*TASK TO COMPLETE*
Restate the listing that follows word for word, without its pictures.

++++++

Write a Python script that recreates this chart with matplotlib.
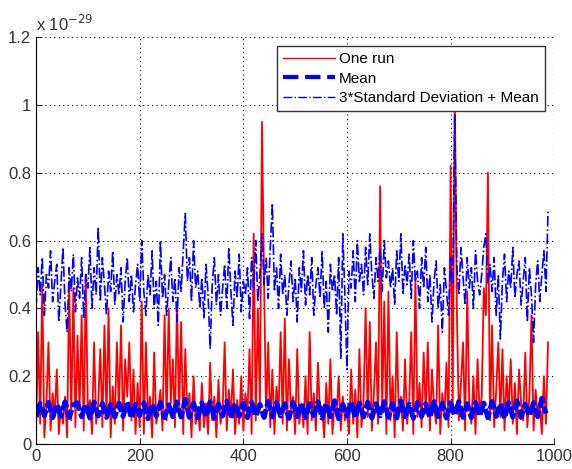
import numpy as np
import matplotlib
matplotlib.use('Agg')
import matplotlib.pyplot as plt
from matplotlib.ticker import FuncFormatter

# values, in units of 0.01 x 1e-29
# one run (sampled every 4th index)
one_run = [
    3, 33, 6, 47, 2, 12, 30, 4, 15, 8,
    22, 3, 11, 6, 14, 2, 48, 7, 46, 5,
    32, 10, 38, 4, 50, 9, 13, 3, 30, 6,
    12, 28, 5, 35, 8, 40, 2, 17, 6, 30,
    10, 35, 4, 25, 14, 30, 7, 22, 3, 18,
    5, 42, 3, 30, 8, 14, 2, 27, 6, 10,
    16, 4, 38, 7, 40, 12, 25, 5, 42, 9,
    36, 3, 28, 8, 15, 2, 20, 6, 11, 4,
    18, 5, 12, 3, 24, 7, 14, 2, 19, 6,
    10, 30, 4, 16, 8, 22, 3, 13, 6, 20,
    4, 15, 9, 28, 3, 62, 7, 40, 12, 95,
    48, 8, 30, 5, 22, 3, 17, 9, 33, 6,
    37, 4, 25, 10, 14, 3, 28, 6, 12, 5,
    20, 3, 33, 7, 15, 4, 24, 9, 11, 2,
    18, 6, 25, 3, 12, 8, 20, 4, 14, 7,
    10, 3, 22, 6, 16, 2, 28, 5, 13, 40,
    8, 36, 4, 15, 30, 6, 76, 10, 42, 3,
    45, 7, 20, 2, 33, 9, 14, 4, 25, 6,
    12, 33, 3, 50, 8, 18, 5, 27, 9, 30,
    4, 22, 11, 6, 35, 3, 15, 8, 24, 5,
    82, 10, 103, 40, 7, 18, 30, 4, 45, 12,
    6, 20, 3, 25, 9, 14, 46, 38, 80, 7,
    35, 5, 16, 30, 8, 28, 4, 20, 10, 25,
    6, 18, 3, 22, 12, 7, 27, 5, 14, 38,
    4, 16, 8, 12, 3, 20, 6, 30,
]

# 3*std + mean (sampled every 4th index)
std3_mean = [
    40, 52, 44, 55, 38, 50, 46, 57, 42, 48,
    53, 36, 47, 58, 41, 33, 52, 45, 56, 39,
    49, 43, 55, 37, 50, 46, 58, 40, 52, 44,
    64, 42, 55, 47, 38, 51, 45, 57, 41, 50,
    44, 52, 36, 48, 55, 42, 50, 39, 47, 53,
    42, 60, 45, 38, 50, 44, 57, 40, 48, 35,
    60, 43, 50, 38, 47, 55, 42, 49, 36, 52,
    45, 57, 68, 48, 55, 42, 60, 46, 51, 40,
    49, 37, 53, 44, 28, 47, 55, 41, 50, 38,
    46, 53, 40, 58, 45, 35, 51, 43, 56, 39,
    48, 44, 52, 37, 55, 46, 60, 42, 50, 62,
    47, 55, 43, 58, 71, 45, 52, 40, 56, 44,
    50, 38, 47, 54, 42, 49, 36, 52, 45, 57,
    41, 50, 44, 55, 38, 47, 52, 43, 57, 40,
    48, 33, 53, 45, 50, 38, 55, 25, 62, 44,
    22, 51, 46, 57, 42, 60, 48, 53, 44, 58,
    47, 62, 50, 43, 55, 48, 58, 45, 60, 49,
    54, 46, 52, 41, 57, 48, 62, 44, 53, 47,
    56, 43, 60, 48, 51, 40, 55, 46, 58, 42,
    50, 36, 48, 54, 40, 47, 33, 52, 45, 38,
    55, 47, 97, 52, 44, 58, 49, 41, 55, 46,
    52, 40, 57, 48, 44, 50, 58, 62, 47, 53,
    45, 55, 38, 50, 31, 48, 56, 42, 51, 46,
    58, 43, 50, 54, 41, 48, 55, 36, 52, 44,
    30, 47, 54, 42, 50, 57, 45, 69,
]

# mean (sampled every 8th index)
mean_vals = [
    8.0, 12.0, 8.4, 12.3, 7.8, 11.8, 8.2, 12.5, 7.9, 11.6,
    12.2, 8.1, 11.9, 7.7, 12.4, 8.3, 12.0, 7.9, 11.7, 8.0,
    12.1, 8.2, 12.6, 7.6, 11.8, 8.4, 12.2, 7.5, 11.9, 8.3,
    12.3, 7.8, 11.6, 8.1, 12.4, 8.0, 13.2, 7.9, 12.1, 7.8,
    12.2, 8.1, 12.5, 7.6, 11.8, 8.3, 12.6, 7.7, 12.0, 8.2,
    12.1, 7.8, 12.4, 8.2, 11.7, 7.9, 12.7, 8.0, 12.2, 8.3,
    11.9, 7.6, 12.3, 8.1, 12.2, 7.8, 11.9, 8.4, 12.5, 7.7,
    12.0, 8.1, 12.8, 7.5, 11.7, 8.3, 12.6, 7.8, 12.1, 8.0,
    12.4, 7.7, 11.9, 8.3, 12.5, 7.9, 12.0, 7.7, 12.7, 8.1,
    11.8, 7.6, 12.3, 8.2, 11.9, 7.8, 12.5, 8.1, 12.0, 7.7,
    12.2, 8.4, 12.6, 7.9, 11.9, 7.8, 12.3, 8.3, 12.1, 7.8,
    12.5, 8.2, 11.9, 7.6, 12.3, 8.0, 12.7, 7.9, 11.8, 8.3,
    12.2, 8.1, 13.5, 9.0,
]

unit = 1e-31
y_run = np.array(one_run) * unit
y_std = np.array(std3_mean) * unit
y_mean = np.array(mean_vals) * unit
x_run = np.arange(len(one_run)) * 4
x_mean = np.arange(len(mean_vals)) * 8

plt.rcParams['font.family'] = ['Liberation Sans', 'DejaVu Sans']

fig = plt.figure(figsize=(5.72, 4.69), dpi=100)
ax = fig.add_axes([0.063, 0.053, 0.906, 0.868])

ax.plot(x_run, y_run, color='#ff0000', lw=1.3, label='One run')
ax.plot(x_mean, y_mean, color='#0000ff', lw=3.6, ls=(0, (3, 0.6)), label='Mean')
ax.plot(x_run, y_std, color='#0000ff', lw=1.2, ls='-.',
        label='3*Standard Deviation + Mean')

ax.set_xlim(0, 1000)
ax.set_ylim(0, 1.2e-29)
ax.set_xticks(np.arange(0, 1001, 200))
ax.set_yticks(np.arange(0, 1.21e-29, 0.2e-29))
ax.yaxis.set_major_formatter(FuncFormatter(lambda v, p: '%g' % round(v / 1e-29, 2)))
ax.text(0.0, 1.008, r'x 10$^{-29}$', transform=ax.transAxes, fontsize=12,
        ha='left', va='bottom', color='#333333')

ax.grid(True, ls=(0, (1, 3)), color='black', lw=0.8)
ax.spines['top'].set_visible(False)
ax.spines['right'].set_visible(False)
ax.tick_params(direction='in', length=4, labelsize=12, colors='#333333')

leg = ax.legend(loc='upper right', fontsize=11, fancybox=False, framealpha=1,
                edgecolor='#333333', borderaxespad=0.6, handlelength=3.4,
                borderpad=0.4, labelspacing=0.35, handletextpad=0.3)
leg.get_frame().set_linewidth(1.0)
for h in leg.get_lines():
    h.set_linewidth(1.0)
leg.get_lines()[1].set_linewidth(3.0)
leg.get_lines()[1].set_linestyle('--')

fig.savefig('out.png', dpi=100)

++++++

*FULL ANSWER*
Write a Python script that recreates this chart with matplotlib.
import numpy as np
import matplotlib
matplotlib.use('Agg')
import matplotlib.pyplot as plt
from matplotlib.ticker import FuncFormatter

# values, in units of 0.01 x 1e-29
# one run (sampled every 4th index)
one_run = [
    3, 33, 6, 47, 2, 12, 30, 4, 15, 8,
    22, 3, 11, 6, 14, 2, 48, 7, 46, 5,
    32, 10, 38, 4, 50, 9, 13, 3, 30, 6,
    12, 28, 5, 35, 8, 40, 2, 17, 6, 30,
    10, 35, 4, 25, 14, 30, 7, 22, 3, 18,
    5, 42, 3, 30, 8, 14, 2, 27, 6, 10,
    16, 4, 38, 7, 40, 12, 25, 5, 42, 9,
    36, 3, 28, 8, 15, 2, 20, 6, 11, 4,
    18, 5, 12, 3, 24, 7, 14, 2, 19, 6,
    10, 30, 4, 16, 8, 22, 3, 13, 6, 20,
    4, 15, 9, 28, 3, 62, 7, 40, 12, 95,
    48, 8, 30, 5, 22, 3, 17, 9, 33, 6,
    37, 4, 25, 10, 14, 3, 28, 6, 12, 5,
    20, 3, 33, 7, 15, 4, 24, 9, 11, 2,
    18, 6, 25, 3, 12, 8, 20, 4, 14, 7,
    10, 3, 22, 6, 16, 2, 28, 5, 13, 40,
    8, 36, 4, 15, 30, 6, 76, 10, 42, 3,
    45, 7, 20, 2, 33, 9, 14, 4, 25, 6,
    12, 33, 3, 50, 8, 18, 5, 27, 9, 30,
    4, 22, 11, 6, 35, 3, 15, 8, 24, 5,
    82, 10, 103, 40, 7, 18, 30, 4, 45, 12,
    6, 20, 3, 25, 9, 14, 46, 38, 80, 7,
    35, 5, 16, 30, 8, 28, 4, 20, 10, 25,
    6, 18, 3, 22, 12, 7, 27, 5, 14, 38,
    4, 16, 8, 12, 3, 20, 6, 30,
]

# 3*std + mean (sampled every 4th index)
std3_mean = [
    40, 52, 44, 55, 38, 50, 46, 57, 42, 48,
    53, 36, 47, 58, 41, 33, 52, 45, 56, 39,
    49, 43, 55, 37, 50, 46, 58, 40, 52, 44,
    64, 42, 55, 47, 38, 51, 45, 57, 41, 50,
    44, 52, 36, 48, 55, 42, 50, 39, 47, 53,
    42, 60, 45, 38, 50, 44, 57, 40, 48, 35,
    60, 43, 50, 38, 47, 55, 42, 49, 36, 52,
    45, 57, 68, 48, 55, 42, 60, 46, 51, 40,
    49, 37, 53, 44, 28, 47, 55, 41, 50, 38,
    46, 53, 40, 58, 45, 35, 51, 43, 56, 39,
    48, 44, 52, 37, 55, 46, 60, 42, 50, 62,
    47, 55, 43, 58, 71, 45, 52, 40, 56, 44,
    50, 38, 47, 54, 42, 49, 36, 52, 45, 57,
    41, 50, 44, 55, 38, 47, 52, 43, 57, 40,
    48, 33, 53, 45, 50, 38, 55, 25, 62, 44,
    22, 51, 46, 57, 42, 60, 48, 53, 44, 58,
    47, 62, 50, 43, 55, 48, 58, 45, 60, 49,
    54, 46, 52, 41, 57, 48, 62, 44, 53, 47,
    56, 43, 60, 48, 51, 40, 55, 46, 58, 42,
    50, 36, 48, 54, 40, 47, 33, 52, 45, 38,
    55, 47, 97, 52, 44, 58, 49, 41, 55, 46,
    52, 40, 57, 48, 44, 50, 58, 62, 47, 53,
    45, 55, 38, 50, 31, 48, 56, 42, 51, 46,
    58, 43, 50, 54, 41, 48, 55, 36, 52, 44,
    30, 47, 54, 42, 50, 57, 45, 69,
]

# mean (sampled every 8th index)
mean_vals = [
    8.0, 12.0, 8.4, 12.3, 7.8, 11.8, 8.2, 12.5, 7.9, 11.6,
    12.2, 8.1, 11.9, 7.7, 12.4, 8.3, 12.0, 7.9, 11.7, 8.0,
    12.1, 8.2, 12.6, 7.6, 11.8, 8.4, 12.2, 7.5, 11.9, 8.3,
    12.3, 7.8, 11.6, 8.1, 12.4, 8.0, 13.2, 7.9, 12.1, 7.8,
    12.2, 8.1, 12.5, 7.6, 11.8, 8.3, 12.6, 7.7, 12.0, 8.2,
    12.1, 7.8, 12.4, 8.2, 11.7, 7.9, 12.7, 8.0, 12.2, 8.3,
    11.9, 7.6, 12.3, 8.1, 12.2, 7.8, 11.9, 8.4, 12.5, 7.7,
    12.0, 8.1, 12.8, 7.5, 11.7, 8.3, 12.6, 7.8, 12.1, 8.0,
    12.4, 7.7, 11.9, 8.3, 12.5, 7.9, 12.0, 7.7, 12.7, 8.1,
    11.8, 7.6, 12.3, 8.2, 11.9, 7.8, 12.5, 8.1, 12.0, 7.7,
    12.2, 8.4, 12.6, 7.9, 11.9, 7.8, 12.3, 8.3, 12.1, 7.8,
    12.5, 8.2, 11.9, 7.6, 12.3, 8.0, 12.7, 7.9, 11.8, 8.3,
    12.2, 8.1, 13.5, 9.0,
]

unit = 1e-31
y_run = np.array(one_run) * unit
y_std = np.array(std3_mean) * unit
y_mean = np.array(mean_vals) * unit
x_run = np.arange(len(one_run)) * 4
x_mean = np.arange(len(mean_vals)) * 8

plt.rcParams['font.family'] = ['Liberation Sans', 'DejaVu Sans']

fig = plt.figure(figsize=(5.72, 4.69), dpi=100)
ax = fig.add_axes([0.063, 0.053, 0.906, 0.868])

ax.plot(x_run, y_run, color='#ff0000', lw=1.3, label='One run')
ax.plot(x_mean, y_mean, color='#0000ff', lw=3.6, ls=(0, (3, 0.6)), label='Mean')
ax.plot(x_run, y_std, color='#0000ff', lw=1.2, ls='-.',
        label='3*Standard Deviation + Mean')

ax.set_xlim(0, 1000)
ax.set_ylim(0, 1.2e-29)
ax.set_xticks(np.arange(0, 1001, 200))
ax.set_yticks(np.arange(0, 1.21e-29, 0.2e-29))
ax.yaxis.set_major_formatter(FuncFormatter(lambda v, p: '%g' % round(v / 1e-29, 2)))
ax.text(0.0, 1.008, r'x 10$^{-29}$', transform=ax.transAxes, fontsize=12,
        ha='left', va='bottom', color='#333333')

ax.grid(True, ls=(0, (1, 3)), color='black', lw=0.8)
ax.spines['top'].set_visible(False)
ax.spines['right'].set_visible(False)
ax.tick_params(direction='in', length=4, labelsize=12, colors='#333333')

leg = ax.legend(loc='upper right', fontsize=11, fancybox=False, framealpha=1,
                edgecolor='#333333', borderaxespad=0.6, handlelength=3.4,
                borderpad=0.4, labelspacing=0.35, handletextpad=0.3)
leg.get_frame().set_linewidth(1.0)
for h in leg.get_lines():
    h.set_linewidth(1.0)
leg.get_lines()[1].set_linewidth(3.0)
leg.get_lines()[1].set_linestyle('--')

fig.savefig('out.png', dpi=100)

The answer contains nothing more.